Jan 042012
 January 4, 2012  Court, Surveillance, U.S.

One of my favorite deep thinkers, Yogi Berra, once said, “If you don’t know where you’re going, you may wind up someplace else.”

With that in mind, I recommend reading Orin Kerr’s commentary on the history of civil damages for violations of search and seizure protections. If, like me, you are not a lawyer nor constitutional scholar, you may be surprised to learn that back in the day, if evidence was obtained illegally, the remedy was not to exclude it but to admit it and apply civil remedies on the violators. Orin introduces the question:

Originalists are often opposed to the exclusionary rule, the rule that evidence obtained in violation of the Fourth Amendment cannot be used in court. The exclusionary rule was made up by 19th and 20th century judges, the argument runs. At common law, the remedies for violations of search and seizure law were civil damages against the officers, not exclusion of evidence. Because the Fourth Amendment is widely recognized to have adopted and endorsed those cases, such as Entick v. Carrington (1765), the exclusionary rule must be abolished. It simply is not part of the original Fourth Amendment remedies observed in cases like Entick.

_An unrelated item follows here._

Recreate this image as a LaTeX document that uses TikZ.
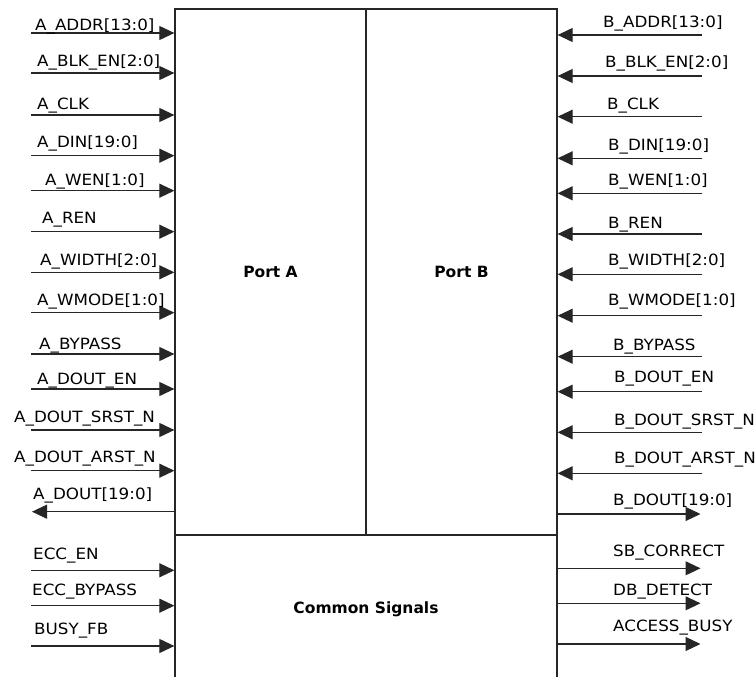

I’m not entirely sure that’s correct, but let’s assume it is. Here’s my question: If you’re an originalist, does that mean that you think the Constitution guarantees the civil remedies that existed at common law for search and seizure violations? Put another way, can modern judges change the civil remedies that were available at common law for constitutional violations? Or is there a civil remedies scheme that must be available under an originalist understanding of the Fourth Amendment?

Read more on The Volokh Conspiracy.

Of course, there are those of us who might want both the exclusionary rule and civil penalties for egregious breaches of our rights to be free from unreasonable search and seizure. Many of us –  ignorant of the full history of court decisions on the issue –  interpret the language of the Fourth Amendment to mean that any search or seizure conducted without a warrant is inherently unreasonable and that the courts have meandered off the reservation by permitting what we consider erosions of what we would maintain are Fourth Amendment protections.  We have urged Congress to update ECPA to recognize that government requests for our information should require a probable cause standard or judicial oversight.  But as Orin points out, if you’re an originalist, then do you have to argue that government “transgressions” should not result in exclusion of any evidence improperly obtained and that a civil remedy scheme must be available?  His commentary is certainly thought-provoking.

We’ve traveled a long road since the Fourth Amendment became one of our core protections. As the Supreme Court grapples with Jones and the use of warrantless GPS surveillance and considers whether to take on the question of whether a drug-sniffing dog on your porch is a search under the Fourth Amendment, we might all be wise to ask, “Do we know where we’re going?”